8 thoughts on “In Texas, California, Solar Crushing Gas”


  1. ‘Crushing’ gas is a bit hyperbolic. Over the last week, solar was making 10-15% of ERCOT’s daily power, gas about 45-50%.


  2. ‘Utilities had also passed on to customers… the cost of keeping an aging nuclear power plant, Diablo Canyon, open.’ Diablo Canyon is not ‘ageing’ – it’s younger than Governor Gavin Newsom (who would be gutted to be labelled thus), and arguably much less prone to the ills that flesh is heir to.
    It’s also saving the power users there money. ‘There are significant financial benefits for customers that come from extended operations of the plant, and when you add everything up, Diablo Canyon’s revenues and reliability value will be more than $8.2 billion — more than $1.1 billion higher than the operating costs to be paid by customers.’ https://www.sacbee.com/opinion/op-ed/article291055345.html


  3. There are a myriad of ways to to tabulate costs, percentages, prices and such of electricity consumption, demand, production and such. If there’s a way to cherry pick a way to make wind and solar look good, MZ Jacobson will find it. The Manhattan Contrarian, Francis Menton, takes a look at MZJ’s recent letter to the editor in the Wall Street Journal about states with high renewables having lower electricity rates:

    https://www.manhattancontrarian.com/blog/2024-8-31-renewables-are-they-really-cheaper

    He concentrates mostly on South Dakota. He compares MZJ’s claim of SD getting 77% of it’s generation in 2023 from renewables with South Dakota Public Utilities Commission data that shows SD getting 36% of electricity consumption from coal in 2023, more than from wind, water and solar combined. Here’s a quote from Menton about 2024:

    Now, where did our friend Jacobson come up with the statistic that South Dakota supplies “95% of [electricity] demand] from renewables”? I have no idea. Most likely he is relying on the principle that leftists and climate activists don’t get fact-checked.
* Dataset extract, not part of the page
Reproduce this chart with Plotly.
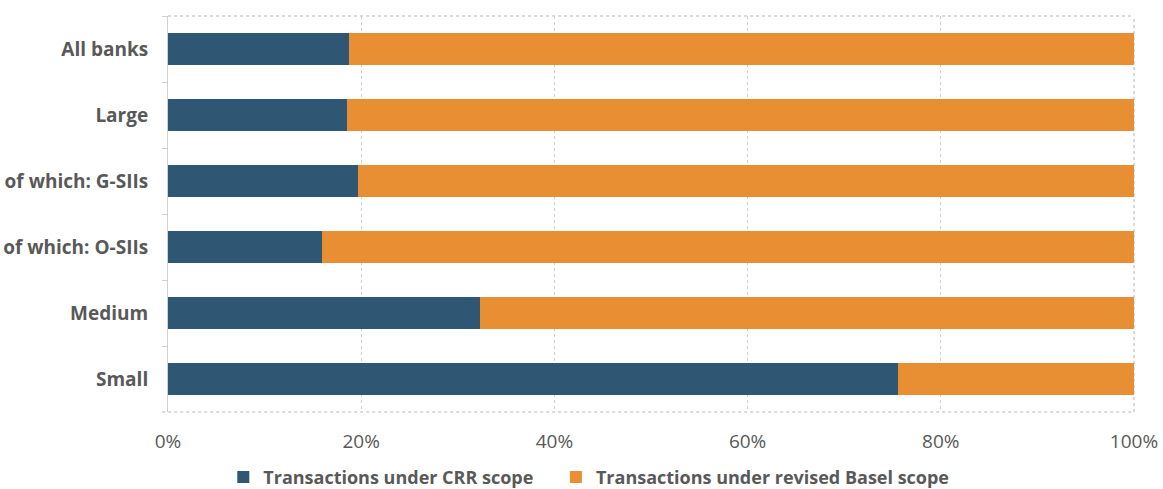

    1. SOUTH DAKOTA pop. .9m (47th) .3% 12 people/m2
      76k m2 16th in area 2nd in grid reliability
      “Renewable resources generated 77% of South Dakota’s total in-state electricity in 2023, almost all of it from wind and hydroelectric power. After surpassing hydroelectric power’s contribution to in-state electricity generation in 2021, wind provided nearly three times as much electricity as hydropower in 2023.” (EIA)
      2022 https://www.eia.gov/state/?sid=SD


      1. I note this bullet point from the blue “quick facts” box in your link:

        – South Dakota uses less total petroleum than all but three other states. However, in part because of the state’s small population, its petroleum use per capita is among the highest 10 states.